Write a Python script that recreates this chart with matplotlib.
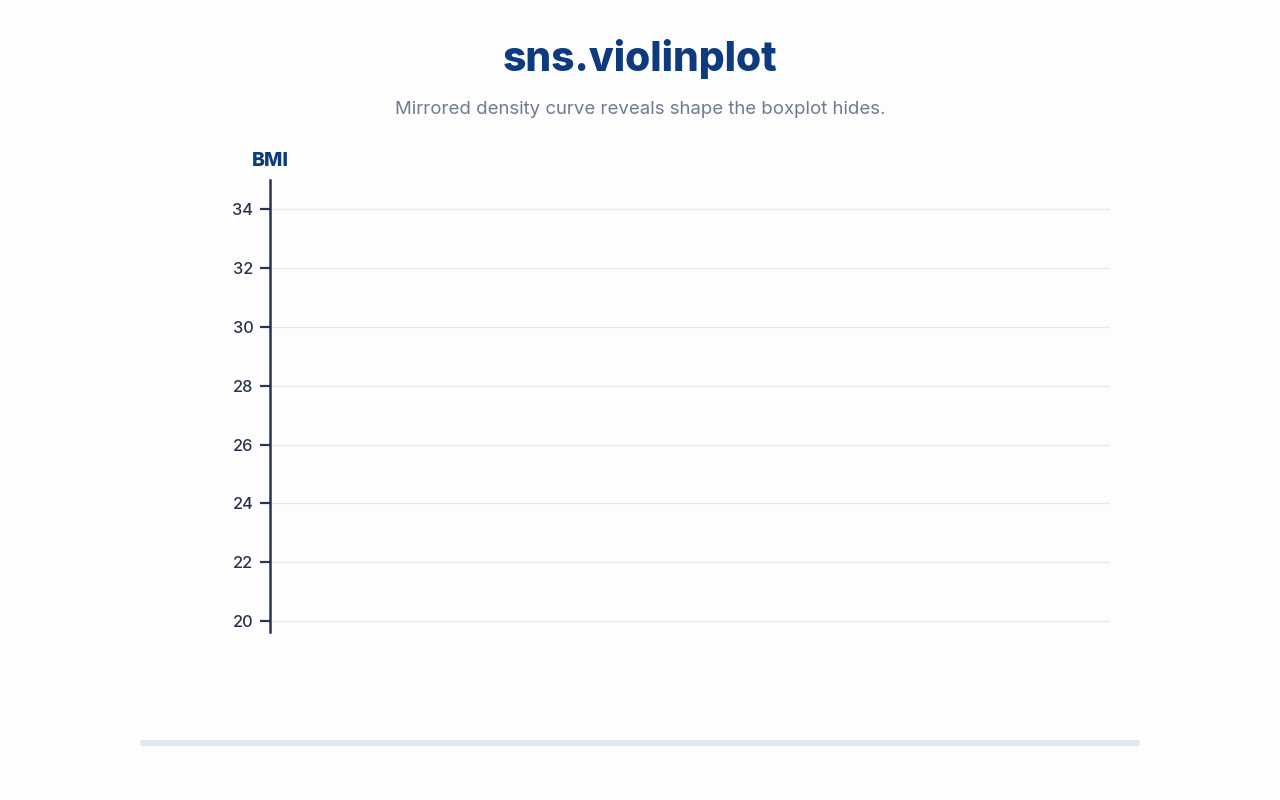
+--
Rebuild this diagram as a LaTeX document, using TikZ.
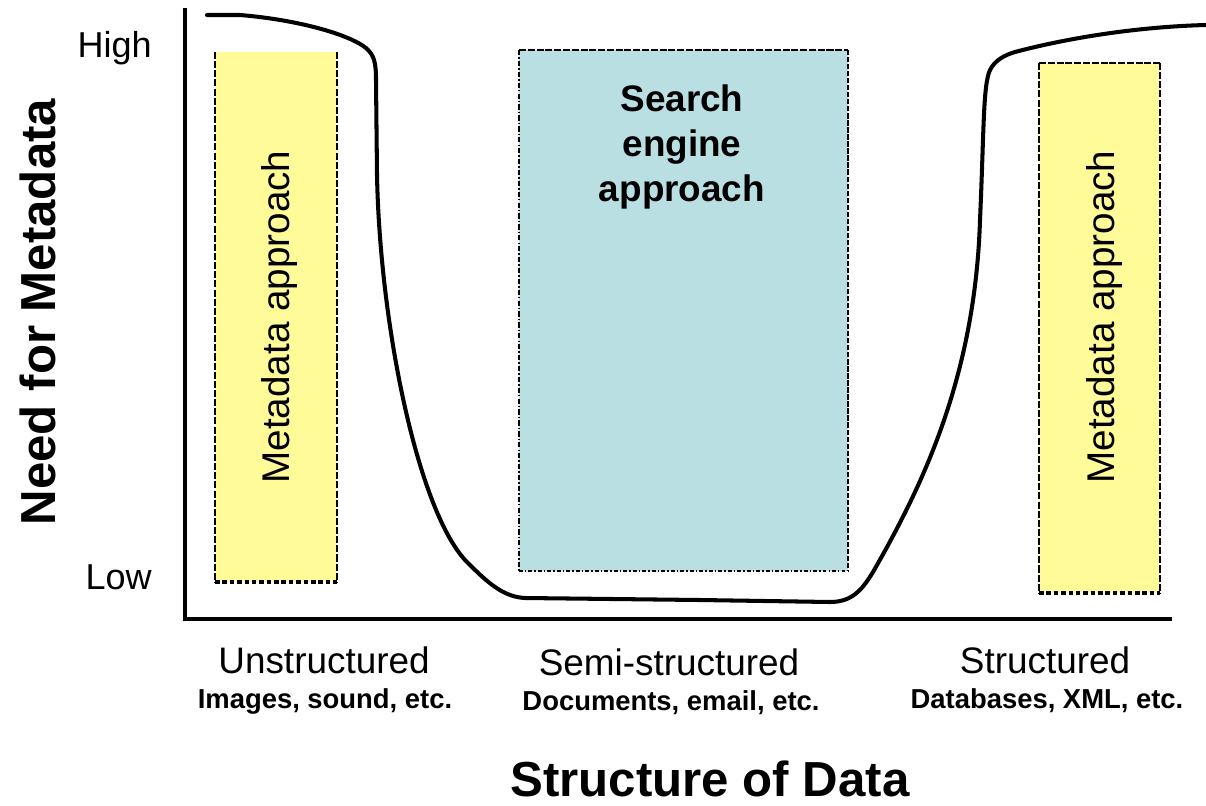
+--
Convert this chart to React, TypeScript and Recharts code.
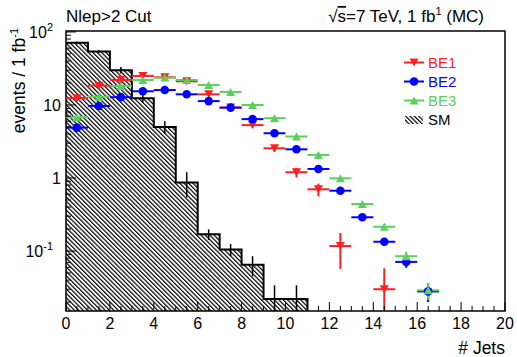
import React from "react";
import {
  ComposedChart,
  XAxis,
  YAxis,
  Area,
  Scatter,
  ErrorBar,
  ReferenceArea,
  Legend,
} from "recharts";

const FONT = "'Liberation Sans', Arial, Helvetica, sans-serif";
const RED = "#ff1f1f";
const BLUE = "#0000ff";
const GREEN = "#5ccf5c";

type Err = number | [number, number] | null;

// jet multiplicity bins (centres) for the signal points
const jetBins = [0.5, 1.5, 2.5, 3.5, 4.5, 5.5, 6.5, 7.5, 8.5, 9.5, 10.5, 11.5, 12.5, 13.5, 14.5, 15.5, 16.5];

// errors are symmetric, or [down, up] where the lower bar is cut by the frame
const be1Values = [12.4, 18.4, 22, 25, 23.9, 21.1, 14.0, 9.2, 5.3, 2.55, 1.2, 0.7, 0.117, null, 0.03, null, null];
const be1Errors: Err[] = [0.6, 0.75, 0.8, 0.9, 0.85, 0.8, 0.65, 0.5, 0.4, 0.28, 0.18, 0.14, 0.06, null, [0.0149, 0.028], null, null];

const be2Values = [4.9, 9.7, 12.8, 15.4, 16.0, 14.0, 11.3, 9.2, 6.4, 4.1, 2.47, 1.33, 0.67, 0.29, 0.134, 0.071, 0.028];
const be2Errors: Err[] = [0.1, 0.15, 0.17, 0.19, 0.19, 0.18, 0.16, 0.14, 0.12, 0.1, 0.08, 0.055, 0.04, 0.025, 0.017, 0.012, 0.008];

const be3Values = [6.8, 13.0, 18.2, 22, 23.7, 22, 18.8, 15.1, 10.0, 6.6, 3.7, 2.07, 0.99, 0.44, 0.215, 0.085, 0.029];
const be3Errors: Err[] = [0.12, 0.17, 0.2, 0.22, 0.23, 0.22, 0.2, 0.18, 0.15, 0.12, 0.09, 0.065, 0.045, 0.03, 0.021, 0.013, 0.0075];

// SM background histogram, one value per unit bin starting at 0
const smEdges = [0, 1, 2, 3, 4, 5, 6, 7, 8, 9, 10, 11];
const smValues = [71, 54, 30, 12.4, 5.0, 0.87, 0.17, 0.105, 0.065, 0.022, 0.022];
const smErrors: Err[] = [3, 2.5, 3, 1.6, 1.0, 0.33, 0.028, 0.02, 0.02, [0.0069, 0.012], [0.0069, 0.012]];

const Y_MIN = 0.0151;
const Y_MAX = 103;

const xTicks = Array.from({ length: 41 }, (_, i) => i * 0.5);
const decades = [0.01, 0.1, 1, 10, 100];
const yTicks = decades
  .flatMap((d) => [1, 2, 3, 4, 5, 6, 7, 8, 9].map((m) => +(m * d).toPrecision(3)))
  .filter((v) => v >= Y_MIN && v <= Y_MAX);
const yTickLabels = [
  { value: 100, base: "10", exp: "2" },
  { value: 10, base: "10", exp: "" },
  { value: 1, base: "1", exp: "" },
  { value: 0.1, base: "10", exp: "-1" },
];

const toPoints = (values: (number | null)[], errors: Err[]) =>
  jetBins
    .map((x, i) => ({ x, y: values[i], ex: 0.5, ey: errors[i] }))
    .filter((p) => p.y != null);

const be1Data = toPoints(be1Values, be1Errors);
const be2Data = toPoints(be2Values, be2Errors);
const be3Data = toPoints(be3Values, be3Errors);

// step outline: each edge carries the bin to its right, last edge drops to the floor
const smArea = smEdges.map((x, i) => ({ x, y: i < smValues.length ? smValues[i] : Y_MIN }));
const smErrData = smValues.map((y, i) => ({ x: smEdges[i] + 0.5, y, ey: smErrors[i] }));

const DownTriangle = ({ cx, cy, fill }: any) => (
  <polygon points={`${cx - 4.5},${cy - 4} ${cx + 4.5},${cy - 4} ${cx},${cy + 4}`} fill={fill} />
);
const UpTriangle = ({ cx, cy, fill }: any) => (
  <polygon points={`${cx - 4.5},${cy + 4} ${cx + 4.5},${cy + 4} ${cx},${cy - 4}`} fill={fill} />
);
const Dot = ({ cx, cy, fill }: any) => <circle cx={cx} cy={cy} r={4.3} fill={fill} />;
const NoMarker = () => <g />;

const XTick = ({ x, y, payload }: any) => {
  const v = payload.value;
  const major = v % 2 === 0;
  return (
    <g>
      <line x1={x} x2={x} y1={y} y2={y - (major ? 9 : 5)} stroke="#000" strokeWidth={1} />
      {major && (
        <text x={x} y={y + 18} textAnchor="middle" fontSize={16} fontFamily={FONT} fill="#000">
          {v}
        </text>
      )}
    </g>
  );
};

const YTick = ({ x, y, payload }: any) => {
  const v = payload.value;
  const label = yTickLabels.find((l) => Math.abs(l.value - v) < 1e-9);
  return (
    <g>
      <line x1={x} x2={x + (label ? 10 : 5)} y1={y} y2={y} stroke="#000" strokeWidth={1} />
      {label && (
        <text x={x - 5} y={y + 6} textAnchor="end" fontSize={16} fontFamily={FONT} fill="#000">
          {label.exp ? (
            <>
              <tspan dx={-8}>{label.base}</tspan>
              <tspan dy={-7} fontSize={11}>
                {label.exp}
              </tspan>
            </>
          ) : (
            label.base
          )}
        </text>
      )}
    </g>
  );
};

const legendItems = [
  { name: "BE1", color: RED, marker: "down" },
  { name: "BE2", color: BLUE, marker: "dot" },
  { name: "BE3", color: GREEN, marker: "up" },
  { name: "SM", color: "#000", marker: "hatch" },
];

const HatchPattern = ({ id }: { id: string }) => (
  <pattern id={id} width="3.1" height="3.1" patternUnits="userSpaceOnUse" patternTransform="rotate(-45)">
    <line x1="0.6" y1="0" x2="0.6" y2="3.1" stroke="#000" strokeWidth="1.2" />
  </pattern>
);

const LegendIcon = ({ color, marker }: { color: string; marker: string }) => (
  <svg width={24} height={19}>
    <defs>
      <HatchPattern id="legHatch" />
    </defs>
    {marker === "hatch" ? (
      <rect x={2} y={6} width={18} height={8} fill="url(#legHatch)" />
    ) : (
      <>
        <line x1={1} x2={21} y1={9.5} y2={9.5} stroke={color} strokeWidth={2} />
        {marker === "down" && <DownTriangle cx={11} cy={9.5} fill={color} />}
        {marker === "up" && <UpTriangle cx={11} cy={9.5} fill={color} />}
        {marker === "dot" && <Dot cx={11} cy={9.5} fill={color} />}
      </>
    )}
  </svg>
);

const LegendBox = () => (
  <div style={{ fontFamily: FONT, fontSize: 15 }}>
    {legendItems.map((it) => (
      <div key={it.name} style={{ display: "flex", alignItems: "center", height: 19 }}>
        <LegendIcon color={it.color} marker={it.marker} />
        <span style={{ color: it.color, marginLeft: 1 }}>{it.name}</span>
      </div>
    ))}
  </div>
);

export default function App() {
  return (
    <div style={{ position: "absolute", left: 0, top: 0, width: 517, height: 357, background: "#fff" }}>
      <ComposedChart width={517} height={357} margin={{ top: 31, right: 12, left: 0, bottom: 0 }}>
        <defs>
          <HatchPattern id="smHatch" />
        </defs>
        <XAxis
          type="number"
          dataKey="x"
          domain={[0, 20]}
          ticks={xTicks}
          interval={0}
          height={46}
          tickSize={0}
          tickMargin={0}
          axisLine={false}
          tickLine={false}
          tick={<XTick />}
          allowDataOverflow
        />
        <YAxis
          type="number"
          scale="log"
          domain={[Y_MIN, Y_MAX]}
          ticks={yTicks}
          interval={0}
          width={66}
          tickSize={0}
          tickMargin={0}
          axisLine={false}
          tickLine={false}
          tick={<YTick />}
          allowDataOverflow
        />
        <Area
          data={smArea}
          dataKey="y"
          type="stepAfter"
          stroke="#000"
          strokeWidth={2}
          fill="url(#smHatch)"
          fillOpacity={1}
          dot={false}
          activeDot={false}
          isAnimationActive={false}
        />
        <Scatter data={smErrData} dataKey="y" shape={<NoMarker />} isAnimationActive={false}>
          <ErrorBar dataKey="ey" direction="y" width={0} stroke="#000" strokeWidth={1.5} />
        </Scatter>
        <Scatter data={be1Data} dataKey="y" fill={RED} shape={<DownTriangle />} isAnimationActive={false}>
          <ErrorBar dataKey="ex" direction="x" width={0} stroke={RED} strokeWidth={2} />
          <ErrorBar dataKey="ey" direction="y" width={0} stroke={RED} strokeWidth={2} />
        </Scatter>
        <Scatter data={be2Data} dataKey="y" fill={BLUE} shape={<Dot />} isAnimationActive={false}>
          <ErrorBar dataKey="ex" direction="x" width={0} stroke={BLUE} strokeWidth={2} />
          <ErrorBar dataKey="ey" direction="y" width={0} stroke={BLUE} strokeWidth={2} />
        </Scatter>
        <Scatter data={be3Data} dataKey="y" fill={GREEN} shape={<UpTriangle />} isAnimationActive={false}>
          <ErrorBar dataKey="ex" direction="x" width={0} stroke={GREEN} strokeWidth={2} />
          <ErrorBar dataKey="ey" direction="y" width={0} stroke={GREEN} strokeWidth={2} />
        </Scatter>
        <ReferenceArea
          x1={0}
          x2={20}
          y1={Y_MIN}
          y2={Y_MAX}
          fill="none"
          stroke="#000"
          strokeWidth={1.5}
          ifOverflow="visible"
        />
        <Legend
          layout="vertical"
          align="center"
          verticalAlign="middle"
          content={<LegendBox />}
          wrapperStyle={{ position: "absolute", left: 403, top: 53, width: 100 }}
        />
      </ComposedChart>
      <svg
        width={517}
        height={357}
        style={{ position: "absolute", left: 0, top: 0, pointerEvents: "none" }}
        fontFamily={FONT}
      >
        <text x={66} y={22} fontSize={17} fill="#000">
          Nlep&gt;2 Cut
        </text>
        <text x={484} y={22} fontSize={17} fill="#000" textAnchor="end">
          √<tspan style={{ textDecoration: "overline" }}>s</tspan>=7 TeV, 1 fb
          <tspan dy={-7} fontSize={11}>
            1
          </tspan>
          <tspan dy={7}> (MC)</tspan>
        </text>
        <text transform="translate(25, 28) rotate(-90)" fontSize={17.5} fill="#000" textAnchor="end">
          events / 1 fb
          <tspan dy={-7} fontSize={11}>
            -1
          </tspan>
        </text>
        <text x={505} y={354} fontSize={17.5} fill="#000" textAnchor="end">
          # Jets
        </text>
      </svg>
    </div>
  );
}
+--
● **GIVEN EXERCISE**: Extract all lines that hold the word "React".

● **OUTPUT OF THE EXERCISE**:
Convert this chart to React, TypeScript and Recharts code.
import React from "react";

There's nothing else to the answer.